I like to use docker as a development tool. It keeps my base system clean and since I run linux I don't see a performance hit. The images in this repo are built with that in mind. The python-datakit image should be fine to use on lesser OS's that use technologies like boot2docker since it operates on relatively small data sets.
This directory is organized by docker image. For each image there is a folder and docker-compose file. The folder contains the Dockerfile plus configs, the compose file is a shortcut for running it. If you aren't familiar with docker-compose go read stuff here https://docs.docker.com/compose/. I'm lazy so I run the compose files and they are tuned to how I have the HackTheFed organized. The here is how that looks
- hackthefed/
- data/ govtrack2csv/S docker/
All that really means is that the data directory is at the same level as the docker directory, so mounting it always looks like ../data:/data . You can do whatever you like.
This image is intended for working with data that has been converted to CSV. It contains the basic data-science toolkit needed to analyze csv's. The image itself is not specific to the hackthefed project and can be used to work with any filesystem based dataset.

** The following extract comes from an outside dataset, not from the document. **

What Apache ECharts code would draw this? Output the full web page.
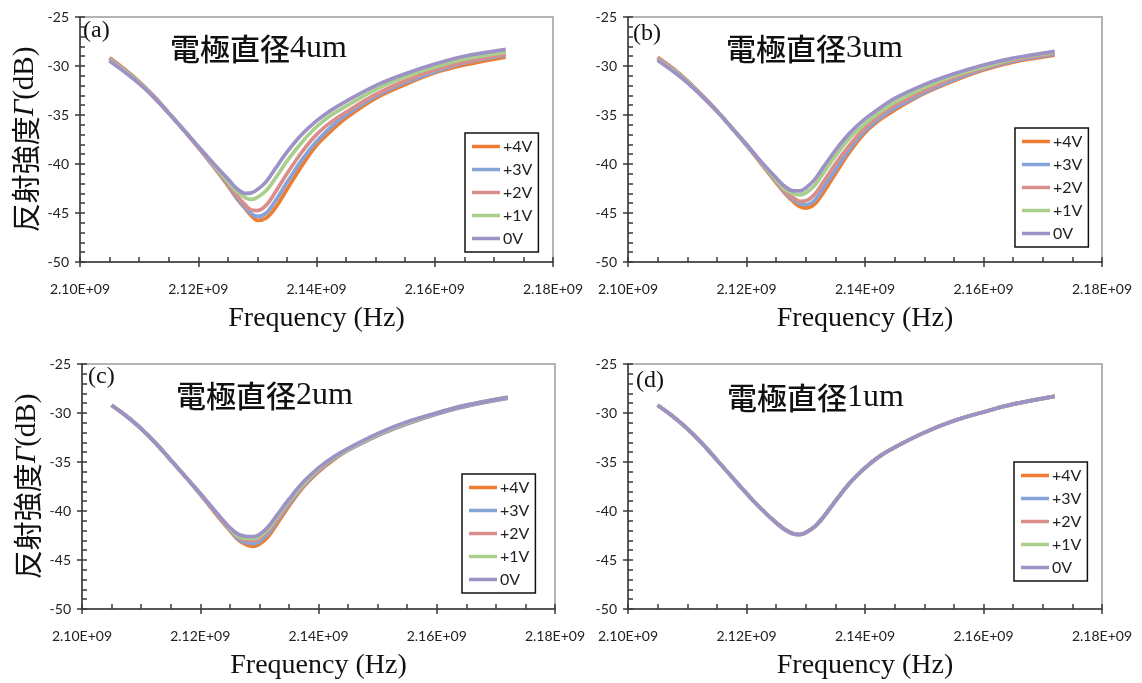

I may add database drivers etc later, but I don't need them right now and haven't decided on which toolset I'll use yet so they aren't there right now.
Contents
- Python 3
- Pandas
- SciPy
- NumPy
- Pillow
- ipython[all] - This includes notebook and matplotlib
- pyYAML
- PyTables
- hdf5
- rodeo - cause it looks interesting
- zsh and oh-my-zsh
Usage
The image comes with ipython notebook installed and it's generally good idea to mount a dataset into the container, but you don't need to use or do either. The below commands do both.
Run by hand:
docker run -it -v ../data:/data -p 8888:8888 hackthefed/python-datakit /usr/local/bin/ipython notebook --ip=0.0.0.0
Be lazy about it:
docker-compose -f python-datakit up -d
Now you can point your browser to http://<REPLACE WITH YOUR IP>:8888/ and there will be ipython notebook. Or whatever unmemerable thing they call it these days.